▸ **TASK DIRECTIONS**
Send back all the data below, exactly as given.
----- DATA LINES -----
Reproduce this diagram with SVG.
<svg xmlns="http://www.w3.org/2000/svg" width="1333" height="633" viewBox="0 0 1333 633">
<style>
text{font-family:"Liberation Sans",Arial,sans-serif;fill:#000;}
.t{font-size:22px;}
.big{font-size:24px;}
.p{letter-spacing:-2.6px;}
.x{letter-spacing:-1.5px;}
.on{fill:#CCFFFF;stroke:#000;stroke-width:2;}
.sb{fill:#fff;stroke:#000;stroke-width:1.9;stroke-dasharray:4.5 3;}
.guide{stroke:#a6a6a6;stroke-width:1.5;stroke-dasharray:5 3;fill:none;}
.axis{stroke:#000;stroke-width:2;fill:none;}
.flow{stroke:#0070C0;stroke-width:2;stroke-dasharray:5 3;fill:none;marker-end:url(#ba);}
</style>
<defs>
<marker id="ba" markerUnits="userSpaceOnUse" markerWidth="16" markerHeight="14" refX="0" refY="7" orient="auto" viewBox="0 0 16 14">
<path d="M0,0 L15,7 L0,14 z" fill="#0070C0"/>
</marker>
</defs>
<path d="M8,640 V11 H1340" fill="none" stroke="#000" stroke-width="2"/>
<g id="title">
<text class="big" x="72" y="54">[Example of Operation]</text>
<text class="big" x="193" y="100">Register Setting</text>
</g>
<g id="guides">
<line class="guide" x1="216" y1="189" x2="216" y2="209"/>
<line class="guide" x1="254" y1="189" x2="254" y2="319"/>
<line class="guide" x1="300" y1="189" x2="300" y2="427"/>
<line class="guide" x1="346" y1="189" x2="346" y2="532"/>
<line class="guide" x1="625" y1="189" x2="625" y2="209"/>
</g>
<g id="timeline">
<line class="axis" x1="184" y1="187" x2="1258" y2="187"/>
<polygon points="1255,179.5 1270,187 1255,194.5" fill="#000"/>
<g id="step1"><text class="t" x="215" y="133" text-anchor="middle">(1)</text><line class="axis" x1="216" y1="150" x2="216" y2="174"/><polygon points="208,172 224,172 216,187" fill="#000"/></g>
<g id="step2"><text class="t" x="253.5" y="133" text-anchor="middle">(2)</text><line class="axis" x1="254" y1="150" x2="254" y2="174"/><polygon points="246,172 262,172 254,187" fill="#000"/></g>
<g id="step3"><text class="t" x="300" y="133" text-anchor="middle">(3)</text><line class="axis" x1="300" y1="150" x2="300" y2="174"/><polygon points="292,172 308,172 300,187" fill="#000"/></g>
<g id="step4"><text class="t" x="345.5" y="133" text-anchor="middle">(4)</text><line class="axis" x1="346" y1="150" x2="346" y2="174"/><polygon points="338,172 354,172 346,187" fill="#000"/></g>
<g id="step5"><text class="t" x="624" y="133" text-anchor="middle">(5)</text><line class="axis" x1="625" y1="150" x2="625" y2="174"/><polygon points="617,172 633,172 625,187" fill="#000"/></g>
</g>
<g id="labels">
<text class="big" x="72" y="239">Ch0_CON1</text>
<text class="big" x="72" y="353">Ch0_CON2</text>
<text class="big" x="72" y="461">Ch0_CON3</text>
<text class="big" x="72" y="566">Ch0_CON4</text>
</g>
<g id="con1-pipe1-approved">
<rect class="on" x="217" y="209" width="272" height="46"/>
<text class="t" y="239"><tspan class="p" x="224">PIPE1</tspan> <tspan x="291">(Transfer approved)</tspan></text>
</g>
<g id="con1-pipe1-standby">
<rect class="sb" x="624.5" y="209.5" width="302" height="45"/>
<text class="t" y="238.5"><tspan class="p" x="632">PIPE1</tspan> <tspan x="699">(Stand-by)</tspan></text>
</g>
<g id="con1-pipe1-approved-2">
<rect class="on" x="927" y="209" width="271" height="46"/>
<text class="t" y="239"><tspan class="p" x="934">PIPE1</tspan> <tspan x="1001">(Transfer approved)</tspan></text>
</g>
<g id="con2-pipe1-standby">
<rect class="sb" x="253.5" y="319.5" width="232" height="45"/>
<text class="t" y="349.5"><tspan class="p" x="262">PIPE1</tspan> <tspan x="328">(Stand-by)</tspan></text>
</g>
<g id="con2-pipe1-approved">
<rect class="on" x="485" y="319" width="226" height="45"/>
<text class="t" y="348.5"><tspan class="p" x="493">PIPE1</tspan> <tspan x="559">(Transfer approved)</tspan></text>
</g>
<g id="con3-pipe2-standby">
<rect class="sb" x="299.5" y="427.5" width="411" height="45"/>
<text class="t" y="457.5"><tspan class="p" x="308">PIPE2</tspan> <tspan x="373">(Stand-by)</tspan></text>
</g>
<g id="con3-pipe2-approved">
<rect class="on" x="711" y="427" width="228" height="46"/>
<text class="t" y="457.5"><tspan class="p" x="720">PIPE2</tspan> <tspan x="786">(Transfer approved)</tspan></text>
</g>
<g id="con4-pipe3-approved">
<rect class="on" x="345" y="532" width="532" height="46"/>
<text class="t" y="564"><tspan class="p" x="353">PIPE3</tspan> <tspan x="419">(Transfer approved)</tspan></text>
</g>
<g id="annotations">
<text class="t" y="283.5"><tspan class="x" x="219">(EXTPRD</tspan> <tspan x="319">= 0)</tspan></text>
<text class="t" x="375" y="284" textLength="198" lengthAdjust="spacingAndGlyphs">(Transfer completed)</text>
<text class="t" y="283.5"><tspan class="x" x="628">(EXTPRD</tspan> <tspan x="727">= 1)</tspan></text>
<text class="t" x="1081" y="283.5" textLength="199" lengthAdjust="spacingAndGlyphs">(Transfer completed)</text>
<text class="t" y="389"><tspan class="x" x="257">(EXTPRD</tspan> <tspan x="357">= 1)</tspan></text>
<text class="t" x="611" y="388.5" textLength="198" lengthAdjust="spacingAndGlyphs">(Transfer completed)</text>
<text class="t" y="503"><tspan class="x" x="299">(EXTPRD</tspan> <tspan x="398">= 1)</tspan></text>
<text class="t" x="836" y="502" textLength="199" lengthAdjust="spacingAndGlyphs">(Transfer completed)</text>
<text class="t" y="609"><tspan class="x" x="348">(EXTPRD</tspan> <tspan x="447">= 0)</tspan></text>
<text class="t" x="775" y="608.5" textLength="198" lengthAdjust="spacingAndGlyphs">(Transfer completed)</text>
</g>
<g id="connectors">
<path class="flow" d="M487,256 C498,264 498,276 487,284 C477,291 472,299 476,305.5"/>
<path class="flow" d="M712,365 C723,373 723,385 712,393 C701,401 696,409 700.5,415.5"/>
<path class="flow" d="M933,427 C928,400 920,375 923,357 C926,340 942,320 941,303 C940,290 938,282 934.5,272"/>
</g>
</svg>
-----
▸ **COMPLETE RESPONSE**
Reproduce this diagram with SVG.
<svg xmlns="http://www.w3.org/2000/svg" width="1333" height="633" viewBox="0 0 1333 633">
<style>
text{font-family:"Liberation Sans",Arial,sans-serif;fill:#000;}
.t{font-size:22px;}
.big{font-size:24px;}
.p{letter-spacing:-2.6px;}
.x{letter-spacing:-1.5px;}
.on{fill:#CCFFFF;stroke:#000;stroke-width:2;}
.sb{fill:#fff;stroke:#000;stroke-width:1.9;stroke-dasharray:4.5 3;}
.guide{stroke:#a6a6a6;stroke-width:1.5;stroke-dasharray:5 3;fill:none;}
.axis{stroke:#000;stroke-width:2;fill:none;}
.flow{stroke:#0070C0;stroke-width:2;stroke-dasharray:5 3;fill:none;marker-end:url(#ba);}
</style>
<defs>
<marker id="ba" markerUnits="userSpaceOnUse" markerWidth="16" markerHeight="14" refX="0" refY="7" orient="auto" viewBox="0 0 16 14">
<path d="M0,0 L15,7 L0,14 z" fill="#0070C0"/>
</marker>
</defs>
<path d="M8,640 V11 H1340" fill="none" stroke="#000" stroke-width="2"/>
<g id="title">
<text class="big" x="72" y="54">[Example of Operation]</text>
<text class="big" x="193" y="100">Register Setting</text>
</g>
<g id="guides">
<line class="guide" x1="216" y1="189" x2="216" y2="209"/>
<line class="guide" x1="254" y1="189" x2="254" y2="319"/>
<line class="guide" x1="300" y1="189" x2="300" y2="427"/>
<line class="guide" x1="346" y1="189" x2="346" y2="532"/>
<line class="guide" x1="625" y1="189" x2="625" y2="209"/>
</g>
<g id="timeline">
<line class="axis" x1="184" y1="187" x2="1258" y2="187"/>
<polygon points="1255,179.5 1270,187 1255,194.5" fill="#000"/>
<g id="step1"><text class="t" x="215" y="133" text-anchor="middle">(1)</text><line class="axis" x1="216" y1="150" x2="216" y2="174"/><polygon points="208,172 224,172 216,187" fill="#000"/></g>
<g id="step2"><text class="t" x="253.5" y="133" text-anchor="middle">(2)</text><line class="axis" x1="254" y1="150" x2="254" y2="174"/><polygon points="246,172 262,172 254,187" fill="#000"/></g>
<g id="step3"><text class="t" x="300" y="133" text-anchor="middle">(3)</text><line class="axis" x1="300" y1="150" x2="300" y2="174"/><polygon points="292,172 308,172 300,187" fill="#000"/></g>
<g id="step4"><text class="t" x="345.5" y="133" text-anchor="middle">(4)</text><line class="axis" x1="346" y1="150" x2="346" y2="174"/><polygon points="338,172 354,172 346,187" fill="#000"/></g>
<g id="step5"><text class="t" x="624" y="133" text-anchor="middle">(5)</text><line class="axis" x1="625" y1="150" x2="625" y2="174"/><polygon points="617,172 633,172 625,187" fill="#000"/></g>
</g>
<g id="labels">
<text class="big" x="72" y="239">Ch0_CON1</text>
<text class="big" x="72" y="353">Ch0_CON2</text>
<text class="big" x="72" y="461">Ch0_CON3</text>
<text class="big" x="72" y="566">Ch0_CON4</text>
</g>
<g id="con1-pipe1-approved">
<rect class="on" x="217" y="209" width="272" height="46"/>
<text class="t" y="239"><tspan class="p" x="224">PIPE1</tspan> <tspan x="291">(Transfer approved)</tspan></text>
</g>
<g id="con1-pipe1-standby">
<rect class="sb" x="624.5" y="209.5" width="302" height="45"/>
<text class="t" y="238.5"><tspan class="p" x="632">PIPE1</tspan> <tspan x="699">(Stand-by)</tspan></text>
</g>
<g id="con1-pipe1-approved-2">
<rect class="on" x="927" y="209" width="271" height="46"/>
<text class="t" y="239"><tspan class="p" x="934">PIPE1</tspan> <tspan x="1001">(Transfer approved)</tspan></text>
</g>
<g id="con2-pipe1-standby">
<rect class="sb" x="253.5" y="319.5" width="232" height="45"/>
<text class="t" y="349.5"><tspan class="p" x="262">PIPE1</tspan> <tspan x="328">(Stand-by)</tspan></text>
</g>
<g id="con2-pipe1-approved">
<rect class="on" x="485" y="319" width="226" height="45"/>
<text class="t" y="348.5"><tspan class="p" x="493">PIPE1</tspan> <tspan x="559">(Transfer approved)</tspan></text>
</g>
<g id="con3-pipe2-standby">
<rect class="sb" x="299.5" y="427.5" width="411" height="45"/>
<text class="t" y="457.5"><tspan class="p" x="308">PIPE2</tspan> <tspan x="373">(Stand-by)</tspan></text>
</g>
<g id="con3-pipe2-approved">
<rect class="on" x="711" y="427" width="228" height="46"/>
<text class="t" y="457.5"><tspan class="p" x="720">PIPE2</tspan> <tspan x="786">(Transfer approved)</tspan></text>
</g>
<g id="con4-pipe3-approved">
<rect class="on" x="345" y="532" width="532" height="46"/>
<text class="t" y="564"><tspan class="p" x="353">PIPE3</tspan> <tspan x="419">(Transfer approved)</tspan></text>
</g>
<g id="annotations">
<text class="t" y="283.5"><tspan class="x" x="219">(EXTPRD</tspan> <tspan x="319">= 0)</tspan></text>
<text class="t" x="375" y="284" textLength="198" lengthAdjust="spacingAndGlyphs">(Transfer completed)</text>
<text class="t" y="283.5"><tspan class="x" x="628">(EXTPRD</tspan> <tspan x="727">= 1)</tspan></text>
<text class="t" x="1081" y="283.5" textLength="199" lengthAdjust="spacingAndGlyphs">(Transfer completed)</text>
<text class="t" y="389"><tspan class="x" x="257">(EXTPRD</tspan> <tspan x="357">= 1)</tspan></text>
<text class="t" x="611" y="388.5" textLength="198" lengthAdjust="spacingAndGlyphs">(Transfer completed)</text>
<text class="t" y="503"><tspan class="x" x="299">(EXTPRD</tspan> <tspan x="398">= 1)</tspan></text>
<text class="t" x="836" y="502" textLength="199" lengthAdjust="spacingAndGlyphs">(Transfer completed)</text>
<text class="t" y="609"><tspan class="x" x="348">(EXTPRD</tspan> <tspan x="447">= 0)</tspan></text>
<text class="t" x="775" y="608.5" textLength="198" lengthAdjust="spacingAndGlyphs">(Transfer completed)</text>
</g>
<g id="connectors">
<path class="flow" d="M487,256 C498,264 498,276 487,284 C477,291 472,299 476,305.5"/>
<path class="flow" d="M712,365 C723,373 723,385 712,393 C701,401 696,409 700.5,415.5"/>
<path class="flow" d="M933,427 C928,400 920,375 923,357 C926,340 942,320 941,303 C940,290 938,282 934.5,272"/>
</g>
</svg>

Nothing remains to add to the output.